Two half-day workshops, “Geographic Information Systems” and “Introduction to Data Libraries,” were also offered, as well as two full-day sessions: “Data Library Management: Planning for the Future” and “International Socio-Economic Time-Series Data.”

Presented by Chuck Humphrey, University of Alberta, and Bliss Siman, Baruch College, City University of New York, the focus of the workshop on “Data Library Management: Planning for the Future” was to identify relevant issues for planning. Among the issues highlighted were: bibliographic control, effect of online public catalogs on access to data, trends in research and instruction, collecting data resources, services to be provided, level of staffing required, impact of technological change on data access, and preservation of machine-readable information.
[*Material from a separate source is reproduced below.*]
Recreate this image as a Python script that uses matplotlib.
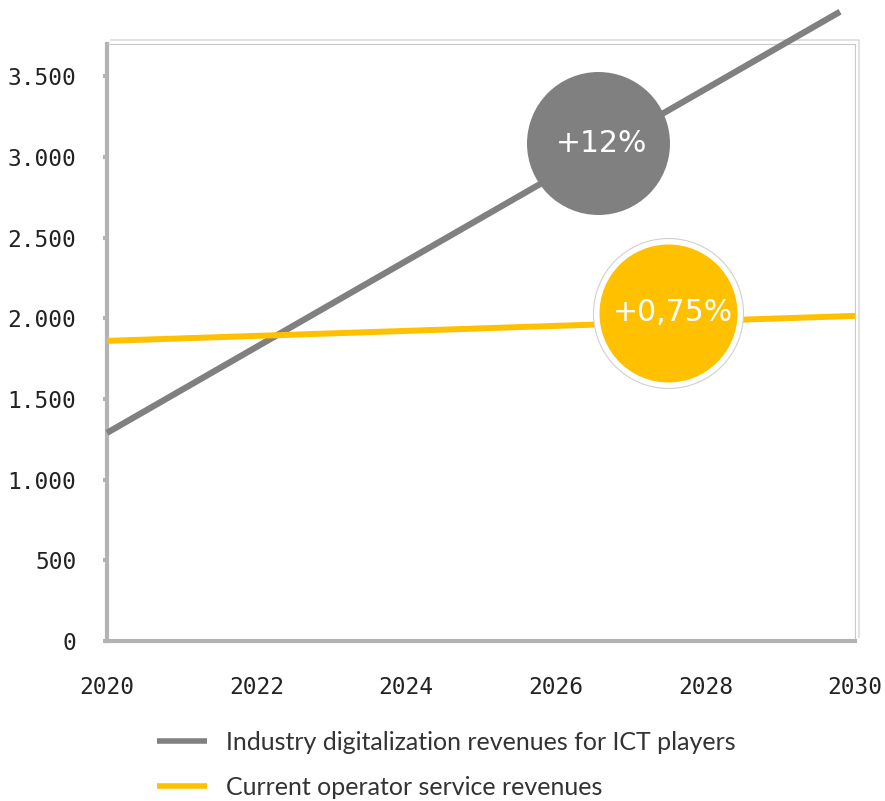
import numpy as np
import matplotlib.pyplot as plt
import matplotlib.transforms as mtransforms

# --- series ---
years_ict = [2020, 2029.8]
ict_revenue = [1290, 3900]
years_op = [2020, 2030]
op_revenue = [1860, 2015]

yticks = [0, 500, 1000, 1500, 2000, 2500, 3000, 3500]
ytick_labels = ["0", "500", "1.000", "1.500", "2.000", "2.500", "3.000", "3.500"]
xticks = [2020, 2022, 2024, 2026, 2028, 2030]

# growth badges: (x, y, text)
badge_ict = (2026.56, 3085, "+12%")
badge_op = (2027.5, 2035, "+0,75%")

GRAY = "#808080"
YELLOW = "#FFC000"
AXIS_GRAY = "#b3b3b3"

fig = plt.figure(figsize=(8.85, 8.01), dpi=100)
ax = fig.add_axes([107 / 885, 160 / 801, 748 / 885, 597 / 801])

ax.plot(years_ict, ict_revenue, color=GRAY, lw=4.5, clip_on=False, zorder=3,
        solid_capstyle="butt", label="Industry digitalization revenues for ICT players")
ax.plot(years_op, op_revenue, color=YELLOW, lw=4.3, zorder=4, solid_capstyle="butt",
        label="Current operator service revenues")

# badges
ax.scatter([badge_ict[0]], [badge_ict[1]], s=(2 * 71.5 * 0.72) ** 2, color=GRAY,
           zorder=5, clip_on=False, linewidths=0)
ax.text(badge_ict[0] + 0.05, badge_ict[1], badge_ict[2], color="white", fontsize=21.5,
        ha="center", va="center", zorder=6)
ax.scatter([badge_op[0]], [badge_op[1]], s=(2 * 75 * 0.72) ** 2, color="white",
           edgecolors="#d0d0d0", linewidths=0.8, zorder=5, clip_on=False)
ax.scatter([badge_op[0]], [badge_op[1]], s=(2 * 69 * 0.72) ** 2, color=YELLOW,
           zorder=6, clip_on=False, linewidths=0)
ax.text(badge_op[0] + 0.07, badge_op[1], badge_op[2], color="white", fontsize=21.5,
        ha="center", va="center", zorder=7)

ax.set_xlim(2020, 2030)
ax.set_ylim(0, 3700)
ax.set_yticks(yticks)
ax.set_yticklabels(ytick_labels)
ax.set_xticks(xticks)

for side in ["left", "bottom"]:
    ax.spines[side].set_color(AXIS_GRAY)
    ax.spines[side].set_linewidth(3)
for side in ["top", "right"]:
    ax.spines[side].set_color("#c8c8c8")
    ax.spines[side].set_linewidth(0.8)

# second, outer frame line on top and right
off = mtransforms.offset_copy(ax.transAxes, fig=fig, x=4, y=4, units="dots")
ax.plot([0, 1, 1], [1, 1, 0], color="#dcdcdc", lw=1.2, transform=off, clip_on=False)

ax.tick_params(axis="y", length=3, width=3, color=AXIS_GRAY, pad=19,
               labelsize=16.5, labelcolor="#222222")
ax.tick_params(axis="x", length=0, pad=25, labelsize=16.5, labelcolor="#222222")
for lab in ax.get_xticklabels() + ax.get_yticklabels():
    lab.set_family("DejaVu Sans Mono")

leg = fig.legend(loc="upper left", bbox_to_anchor=(144 / 885, 1 - 718 / 801),
                 frameon=False, borderpad=0, handlelength=2.0, handletextpad=0.8,
                 labelspacing=0.9, prop={"family": "Lato", "size": 18})
for h in leg.get_lines():
    h.set_linewidth(4)
for t in leg.get_texts():
    t.set_color("#333333")

fig.savefig("out.png", dpi=100)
The conference concluded with an IASSIST General Assembly meeting where a five-year plan for the Association was adopted, “Future Directions for IASSIST.” The plan stresses the crucial role IASSIST has played in bridging the interests and concerns of social researchers and scientists, information specialists, and computing specialists over the last 15 years. The “Outline of Goals” includes professional development of staff in data centers, advancement and development of social data information centers, assessment and planning for the impact of new technology, promotion of the archiving of social data and the advancement of data standards, development of linkages between social data centers and users and producers of data, and evaluation of the role and contribution of IASSIST and recruitment of new members.

As more academic and research libraries expand their role as information providers for data files, they will be grappling with many of the same issues highlighted in the program. The conference provided a forum for IASSIST members and other presentors to share their expertise and visions for dealing with acquisition and access issues, technical and administrative issues, as well as with providing reference services for data files.